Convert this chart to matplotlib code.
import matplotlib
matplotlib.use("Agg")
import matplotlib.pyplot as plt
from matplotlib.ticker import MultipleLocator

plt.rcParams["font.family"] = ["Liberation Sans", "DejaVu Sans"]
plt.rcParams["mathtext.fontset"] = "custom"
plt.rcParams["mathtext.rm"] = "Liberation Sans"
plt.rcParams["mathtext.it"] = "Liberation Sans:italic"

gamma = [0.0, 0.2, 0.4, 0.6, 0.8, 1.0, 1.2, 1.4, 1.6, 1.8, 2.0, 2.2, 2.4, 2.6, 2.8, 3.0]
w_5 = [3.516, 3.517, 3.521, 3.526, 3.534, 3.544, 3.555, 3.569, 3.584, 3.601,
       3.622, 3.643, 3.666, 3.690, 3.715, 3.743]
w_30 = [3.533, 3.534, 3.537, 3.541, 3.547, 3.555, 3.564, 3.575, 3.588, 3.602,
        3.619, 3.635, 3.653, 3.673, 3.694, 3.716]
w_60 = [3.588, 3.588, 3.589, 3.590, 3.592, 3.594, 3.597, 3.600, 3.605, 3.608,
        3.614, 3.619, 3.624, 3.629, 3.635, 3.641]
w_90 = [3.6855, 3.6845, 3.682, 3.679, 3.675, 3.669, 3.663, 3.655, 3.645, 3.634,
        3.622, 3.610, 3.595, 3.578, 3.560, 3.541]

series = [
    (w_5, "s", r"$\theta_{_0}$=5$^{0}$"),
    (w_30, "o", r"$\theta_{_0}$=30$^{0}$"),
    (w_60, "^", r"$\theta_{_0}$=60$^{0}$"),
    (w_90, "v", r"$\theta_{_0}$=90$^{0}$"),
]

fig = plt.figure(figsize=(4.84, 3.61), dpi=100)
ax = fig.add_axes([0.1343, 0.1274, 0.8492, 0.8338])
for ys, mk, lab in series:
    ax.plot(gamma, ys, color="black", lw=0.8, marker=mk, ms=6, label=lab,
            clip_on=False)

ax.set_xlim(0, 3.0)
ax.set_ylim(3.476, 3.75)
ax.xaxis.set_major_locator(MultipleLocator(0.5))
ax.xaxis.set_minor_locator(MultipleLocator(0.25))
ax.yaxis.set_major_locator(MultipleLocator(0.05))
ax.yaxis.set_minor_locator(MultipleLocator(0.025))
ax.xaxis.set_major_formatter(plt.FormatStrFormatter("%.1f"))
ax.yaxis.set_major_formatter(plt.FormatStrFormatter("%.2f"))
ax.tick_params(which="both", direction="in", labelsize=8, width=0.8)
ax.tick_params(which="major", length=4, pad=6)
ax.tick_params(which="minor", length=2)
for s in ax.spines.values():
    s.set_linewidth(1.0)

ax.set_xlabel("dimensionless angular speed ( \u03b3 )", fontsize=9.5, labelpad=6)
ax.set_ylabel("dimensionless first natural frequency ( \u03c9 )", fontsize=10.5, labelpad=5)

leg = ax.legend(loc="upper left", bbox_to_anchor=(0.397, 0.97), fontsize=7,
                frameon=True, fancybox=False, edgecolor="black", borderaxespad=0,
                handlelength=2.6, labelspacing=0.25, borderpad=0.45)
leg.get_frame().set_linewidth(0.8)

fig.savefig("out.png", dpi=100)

--

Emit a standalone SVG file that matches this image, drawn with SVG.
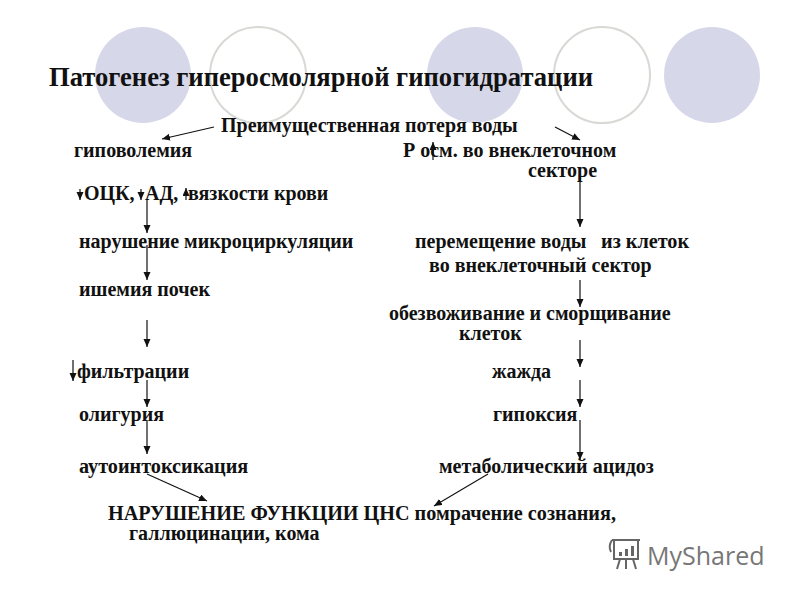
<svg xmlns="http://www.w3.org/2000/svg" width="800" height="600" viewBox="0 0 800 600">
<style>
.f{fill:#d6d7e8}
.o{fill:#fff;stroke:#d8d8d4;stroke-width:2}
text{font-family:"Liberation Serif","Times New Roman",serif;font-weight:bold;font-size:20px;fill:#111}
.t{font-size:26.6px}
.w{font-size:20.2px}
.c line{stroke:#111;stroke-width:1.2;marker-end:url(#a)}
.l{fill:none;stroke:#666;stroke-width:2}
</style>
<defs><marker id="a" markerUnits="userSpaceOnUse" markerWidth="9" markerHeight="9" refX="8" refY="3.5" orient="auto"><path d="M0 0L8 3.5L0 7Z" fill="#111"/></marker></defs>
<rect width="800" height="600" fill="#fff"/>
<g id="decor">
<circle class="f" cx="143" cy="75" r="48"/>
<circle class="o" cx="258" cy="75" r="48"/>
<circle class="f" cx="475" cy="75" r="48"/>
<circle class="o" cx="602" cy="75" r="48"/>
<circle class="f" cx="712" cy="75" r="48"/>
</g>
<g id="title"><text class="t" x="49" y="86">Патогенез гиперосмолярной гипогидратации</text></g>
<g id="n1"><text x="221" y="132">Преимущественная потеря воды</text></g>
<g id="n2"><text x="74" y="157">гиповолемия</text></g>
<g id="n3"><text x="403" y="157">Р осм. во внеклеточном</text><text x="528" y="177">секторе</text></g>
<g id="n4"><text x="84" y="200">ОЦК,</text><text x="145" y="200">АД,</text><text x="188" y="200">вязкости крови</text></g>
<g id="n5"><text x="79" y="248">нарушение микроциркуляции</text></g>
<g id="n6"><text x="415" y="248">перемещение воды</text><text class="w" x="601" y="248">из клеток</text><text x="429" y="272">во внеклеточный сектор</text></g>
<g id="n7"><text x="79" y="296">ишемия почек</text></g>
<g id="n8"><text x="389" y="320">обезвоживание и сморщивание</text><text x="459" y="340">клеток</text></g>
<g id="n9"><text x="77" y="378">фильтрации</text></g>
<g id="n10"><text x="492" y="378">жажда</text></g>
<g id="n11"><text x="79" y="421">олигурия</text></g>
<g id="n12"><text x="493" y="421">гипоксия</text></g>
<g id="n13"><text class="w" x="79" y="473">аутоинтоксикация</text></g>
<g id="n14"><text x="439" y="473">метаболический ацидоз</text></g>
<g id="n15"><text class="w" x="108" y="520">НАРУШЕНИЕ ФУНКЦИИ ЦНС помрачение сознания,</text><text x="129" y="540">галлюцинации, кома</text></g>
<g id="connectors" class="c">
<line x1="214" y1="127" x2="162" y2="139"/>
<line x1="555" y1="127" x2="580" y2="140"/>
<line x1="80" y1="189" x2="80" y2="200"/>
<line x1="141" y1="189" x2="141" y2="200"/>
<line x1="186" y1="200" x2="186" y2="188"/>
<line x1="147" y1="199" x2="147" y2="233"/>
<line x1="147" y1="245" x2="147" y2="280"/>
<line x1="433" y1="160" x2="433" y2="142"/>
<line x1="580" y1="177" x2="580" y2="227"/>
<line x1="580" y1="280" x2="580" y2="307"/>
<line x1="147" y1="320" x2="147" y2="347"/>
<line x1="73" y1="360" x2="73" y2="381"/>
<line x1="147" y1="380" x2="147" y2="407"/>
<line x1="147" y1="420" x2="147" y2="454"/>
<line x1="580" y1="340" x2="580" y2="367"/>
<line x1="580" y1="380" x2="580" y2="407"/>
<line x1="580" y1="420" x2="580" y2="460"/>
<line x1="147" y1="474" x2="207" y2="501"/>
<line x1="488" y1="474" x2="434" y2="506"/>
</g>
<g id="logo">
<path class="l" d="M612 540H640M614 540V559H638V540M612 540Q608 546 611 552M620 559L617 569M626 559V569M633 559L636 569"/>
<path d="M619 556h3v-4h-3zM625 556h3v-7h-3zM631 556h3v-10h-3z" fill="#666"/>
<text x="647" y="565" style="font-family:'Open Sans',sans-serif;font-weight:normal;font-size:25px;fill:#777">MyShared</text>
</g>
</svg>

...

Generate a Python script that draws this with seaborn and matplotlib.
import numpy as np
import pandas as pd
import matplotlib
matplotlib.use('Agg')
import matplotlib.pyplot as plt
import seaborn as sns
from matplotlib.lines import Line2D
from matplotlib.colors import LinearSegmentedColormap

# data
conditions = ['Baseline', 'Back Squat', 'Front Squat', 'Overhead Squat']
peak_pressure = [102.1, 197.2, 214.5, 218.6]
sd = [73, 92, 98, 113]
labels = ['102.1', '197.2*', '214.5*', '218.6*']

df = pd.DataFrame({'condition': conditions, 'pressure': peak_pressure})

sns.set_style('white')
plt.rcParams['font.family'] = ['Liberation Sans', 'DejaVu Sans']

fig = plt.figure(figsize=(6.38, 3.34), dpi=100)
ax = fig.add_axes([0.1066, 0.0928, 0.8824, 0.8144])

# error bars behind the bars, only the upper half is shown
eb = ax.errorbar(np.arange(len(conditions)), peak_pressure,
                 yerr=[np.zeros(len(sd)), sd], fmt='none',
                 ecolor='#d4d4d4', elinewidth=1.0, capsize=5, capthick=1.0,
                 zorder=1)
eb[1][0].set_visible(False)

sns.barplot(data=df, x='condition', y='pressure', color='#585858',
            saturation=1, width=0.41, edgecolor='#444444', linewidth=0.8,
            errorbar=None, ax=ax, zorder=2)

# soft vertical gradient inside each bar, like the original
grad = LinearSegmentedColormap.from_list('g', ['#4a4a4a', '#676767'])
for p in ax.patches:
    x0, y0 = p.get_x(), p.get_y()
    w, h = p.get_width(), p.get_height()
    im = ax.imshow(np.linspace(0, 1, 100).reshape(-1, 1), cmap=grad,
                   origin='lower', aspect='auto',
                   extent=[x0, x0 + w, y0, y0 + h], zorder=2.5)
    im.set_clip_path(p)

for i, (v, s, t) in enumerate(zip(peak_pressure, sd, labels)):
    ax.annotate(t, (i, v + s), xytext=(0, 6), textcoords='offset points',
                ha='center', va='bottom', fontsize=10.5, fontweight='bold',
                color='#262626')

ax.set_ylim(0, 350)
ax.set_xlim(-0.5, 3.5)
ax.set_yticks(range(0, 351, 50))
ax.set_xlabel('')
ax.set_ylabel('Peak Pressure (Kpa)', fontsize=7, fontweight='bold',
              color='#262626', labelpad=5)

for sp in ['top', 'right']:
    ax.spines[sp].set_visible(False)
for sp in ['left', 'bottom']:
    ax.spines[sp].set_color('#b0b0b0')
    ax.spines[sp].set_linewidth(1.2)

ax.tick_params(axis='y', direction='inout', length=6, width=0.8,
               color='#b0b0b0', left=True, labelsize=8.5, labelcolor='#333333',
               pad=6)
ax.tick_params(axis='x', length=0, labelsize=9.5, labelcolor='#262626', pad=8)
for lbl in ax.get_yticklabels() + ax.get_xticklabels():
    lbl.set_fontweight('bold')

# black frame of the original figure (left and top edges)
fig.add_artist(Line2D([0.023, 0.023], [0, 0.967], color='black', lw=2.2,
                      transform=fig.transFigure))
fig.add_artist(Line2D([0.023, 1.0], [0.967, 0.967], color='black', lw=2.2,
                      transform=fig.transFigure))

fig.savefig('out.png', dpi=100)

- [Given request]: From the entries, copy out each line containing the word "this".

- [Correct response]:
Convert this chart to matplotlib code.
Emit a standalone SVG file that matches this image, drawn with SVG.
Generate a Python script that draws this with seaborn and matplotlib.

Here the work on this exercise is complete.